Açambarcamos o que não devemos com o discurso equivocado do merecimento – “fiz
por onde!”. Se o que nos move é apenas o prazer da atividade física e o sangue da presa, passamos a predadores
nocivos ao meio. Nossa fome nunca é saciada, porque uma presa abatida é
estímulo para buscar outra, e mais outra... Queremos sempre mais e nunca
preenchemos esse oco na boca do estômago, porque buscamos fora o que só podemos
encontrar dentro.
Mas esse mal traz consigo seu próprio remédio. Como diz a música
popular, “quem mata o que não se come, não perde por esperar”. Mais cedo ou
mais tarde nosso tempo se esgota e vamos nos dar conta de que tanta ação
resultou em nada de efetivo para nosso crescimento espiritual.

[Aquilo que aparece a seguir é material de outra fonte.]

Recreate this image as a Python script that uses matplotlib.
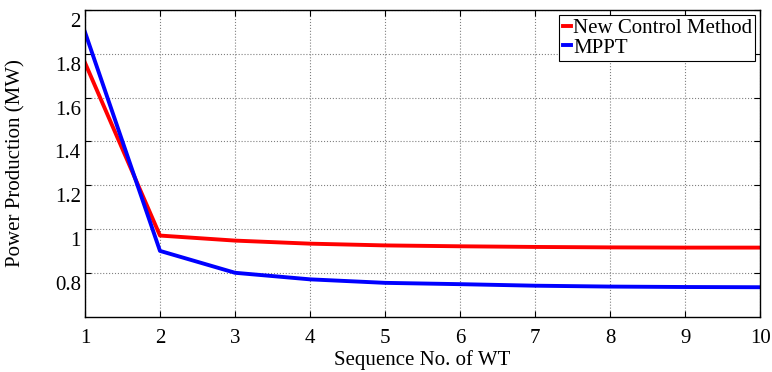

Por outro lado, se guardamos demais, transformamo-nos em sovinas
da vida. Somos como o tolo do Evangelho, que armazenou para as traças e os
ladrões, sem perceber a morte iminente, que pode nos acometer em qualquer
instante e lugar. Ficamos obesos, preguiçosos e lentos, pela excessiva
permanência nas torres de vigília. Tememos tudo e todos, como ladrões
potenciais das riquezas que julgamos
possuir. O menor gesto do nosso vizinho é uma ameaça à nossa tranquilidade.

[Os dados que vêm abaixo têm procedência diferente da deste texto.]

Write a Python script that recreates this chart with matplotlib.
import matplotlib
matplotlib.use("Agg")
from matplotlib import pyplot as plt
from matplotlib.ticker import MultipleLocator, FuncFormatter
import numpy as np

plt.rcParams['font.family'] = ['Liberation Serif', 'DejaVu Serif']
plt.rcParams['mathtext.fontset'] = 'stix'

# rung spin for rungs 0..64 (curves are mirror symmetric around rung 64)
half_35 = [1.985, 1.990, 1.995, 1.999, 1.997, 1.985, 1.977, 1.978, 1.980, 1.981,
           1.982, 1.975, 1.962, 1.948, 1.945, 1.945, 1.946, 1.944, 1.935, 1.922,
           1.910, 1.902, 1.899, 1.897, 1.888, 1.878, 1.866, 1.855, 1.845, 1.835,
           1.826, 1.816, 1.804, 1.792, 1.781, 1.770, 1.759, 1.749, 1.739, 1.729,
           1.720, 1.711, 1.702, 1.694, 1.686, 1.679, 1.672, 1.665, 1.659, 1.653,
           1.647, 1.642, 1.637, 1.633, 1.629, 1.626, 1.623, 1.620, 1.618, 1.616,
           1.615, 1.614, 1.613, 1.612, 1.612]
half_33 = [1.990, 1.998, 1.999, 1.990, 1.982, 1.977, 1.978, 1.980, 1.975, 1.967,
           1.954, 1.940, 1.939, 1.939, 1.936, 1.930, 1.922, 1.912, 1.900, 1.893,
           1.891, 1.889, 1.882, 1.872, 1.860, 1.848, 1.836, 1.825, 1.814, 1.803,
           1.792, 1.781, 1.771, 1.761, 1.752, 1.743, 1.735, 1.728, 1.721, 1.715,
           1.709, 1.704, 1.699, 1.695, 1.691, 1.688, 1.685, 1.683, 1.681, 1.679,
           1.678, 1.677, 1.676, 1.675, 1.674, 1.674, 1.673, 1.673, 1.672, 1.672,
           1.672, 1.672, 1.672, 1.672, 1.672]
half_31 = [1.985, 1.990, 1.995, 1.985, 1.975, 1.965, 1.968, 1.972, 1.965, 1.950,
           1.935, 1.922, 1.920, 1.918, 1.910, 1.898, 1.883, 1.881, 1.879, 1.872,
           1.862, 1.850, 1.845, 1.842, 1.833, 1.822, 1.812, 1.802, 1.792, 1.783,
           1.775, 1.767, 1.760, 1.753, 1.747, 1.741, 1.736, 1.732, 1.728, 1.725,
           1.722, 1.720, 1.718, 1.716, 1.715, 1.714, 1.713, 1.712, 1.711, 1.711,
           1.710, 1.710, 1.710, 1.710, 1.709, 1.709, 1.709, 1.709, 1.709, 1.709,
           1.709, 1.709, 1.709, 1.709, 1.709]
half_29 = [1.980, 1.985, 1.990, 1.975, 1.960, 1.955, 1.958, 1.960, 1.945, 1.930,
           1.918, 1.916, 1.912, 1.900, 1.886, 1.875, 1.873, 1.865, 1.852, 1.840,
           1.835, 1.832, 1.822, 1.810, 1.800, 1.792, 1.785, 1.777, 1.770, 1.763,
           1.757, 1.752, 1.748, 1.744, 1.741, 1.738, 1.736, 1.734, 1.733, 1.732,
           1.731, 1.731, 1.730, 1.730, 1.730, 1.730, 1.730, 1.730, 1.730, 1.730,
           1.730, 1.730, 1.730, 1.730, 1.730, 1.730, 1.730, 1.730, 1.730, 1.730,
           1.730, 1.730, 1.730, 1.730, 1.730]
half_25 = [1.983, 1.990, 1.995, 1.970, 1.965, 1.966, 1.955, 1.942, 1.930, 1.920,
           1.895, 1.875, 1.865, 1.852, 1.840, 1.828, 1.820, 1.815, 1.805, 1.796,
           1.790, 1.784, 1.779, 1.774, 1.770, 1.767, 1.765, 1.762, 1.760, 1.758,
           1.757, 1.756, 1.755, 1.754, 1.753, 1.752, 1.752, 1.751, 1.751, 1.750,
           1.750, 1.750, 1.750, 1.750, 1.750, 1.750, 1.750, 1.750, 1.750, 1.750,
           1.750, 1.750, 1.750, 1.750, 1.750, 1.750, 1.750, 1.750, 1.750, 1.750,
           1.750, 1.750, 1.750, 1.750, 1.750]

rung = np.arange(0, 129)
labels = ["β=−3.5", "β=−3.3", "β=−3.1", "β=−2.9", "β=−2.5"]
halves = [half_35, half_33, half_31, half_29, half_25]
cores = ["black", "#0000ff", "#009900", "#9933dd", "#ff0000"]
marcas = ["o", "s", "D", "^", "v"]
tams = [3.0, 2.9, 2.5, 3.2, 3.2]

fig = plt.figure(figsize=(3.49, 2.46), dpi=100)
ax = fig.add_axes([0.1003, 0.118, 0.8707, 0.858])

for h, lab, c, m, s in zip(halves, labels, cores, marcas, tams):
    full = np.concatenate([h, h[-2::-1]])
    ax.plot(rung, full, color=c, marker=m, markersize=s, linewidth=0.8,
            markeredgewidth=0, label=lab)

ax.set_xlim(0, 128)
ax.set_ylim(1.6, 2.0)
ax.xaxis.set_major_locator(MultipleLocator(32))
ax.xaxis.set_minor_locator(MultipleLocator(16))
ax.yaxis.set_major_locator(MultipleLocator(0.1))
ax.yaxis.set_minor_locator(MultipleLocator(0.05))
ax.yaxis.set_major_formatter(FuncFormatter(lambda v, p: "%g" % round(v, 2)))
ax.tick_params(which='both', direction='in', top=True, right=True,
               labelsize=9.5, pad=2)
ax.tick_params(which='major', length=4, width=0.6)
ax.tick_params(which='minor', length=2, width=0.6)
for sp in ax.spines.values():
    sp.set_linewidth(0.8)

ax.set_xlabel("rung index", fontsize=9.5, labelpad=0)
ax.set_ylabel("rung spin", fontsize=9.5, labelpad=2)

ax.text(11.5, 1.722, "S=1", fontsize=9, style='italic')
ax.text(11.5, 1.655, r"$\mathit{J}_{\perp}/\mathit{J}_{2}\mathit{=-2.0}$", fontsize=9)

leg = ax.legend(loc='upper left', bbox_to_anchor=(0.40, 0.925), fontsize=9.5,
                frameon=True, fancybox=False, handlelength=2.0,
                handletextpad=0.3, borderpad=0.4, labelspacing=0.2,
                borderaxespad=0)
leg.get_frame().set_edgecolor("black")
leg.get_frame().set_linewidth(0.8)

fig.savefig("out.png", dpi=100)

Olhamos o mundo com os olhos esgazeados da desconfiança e do medo. O afã de
reter e proteger nos consome. Nossa vida perde toda a graça e tudo se resume ao
zelo com as posses. E, assim, não percebemos quando passamos de possuidores a
possuídos – nossos bens nos escravizam.
Quando nos dirigimos para nosso trabalho, na busca da
sobrevivência, que cão late mais forte dentro de nós? O caçador voraz, que de
tudo quer se apropriar, ou o vigilante paranoico, que vê ameaça nas menores
sombras?
Qualquer um deles que prevalecer tem a capacidade de tornar nossa vida
um inferno. Deveríamos escolher o caminho do meio, como já preconizavam os
antigos sábios. Caçar na justa medida da nossa fome; guardar o que vale a pena
ser guardado. O conselho de Paulo, apóstolo, é de grande sabedoria: “Tudo me é
lícito, mas nem tudo me convém. Todas as coisas me são lícitas, mas não me
deixarei dominar por nenhuma” (ICor 6:12).
Buscar o que necessitamos
no mundo é da lei de sobrevivência. Buscar o excesso corre por nossa conta e
risco.
Guardar o que realmente nos aproveita é medida de precaução e bom
senso – previdência. Armazenar em excesso engorda e entorpece o espírito.
Tanto uma postura quanto outra é muito difícil. Mas quem disse que
crescer é fácil? Nossa sociedade predispõe e estimula ferozmente o consumismo
(caça) desenfreado. Ao mesmo tempo, o clima de insegurança que nos envolve, até
por consequência do muito ter,
torna-nos demasiadamente apegados a coisas e valores passageiros. Mas os dois
cães habitam em nós – somos nós. Qual dos dois alimentamos mais?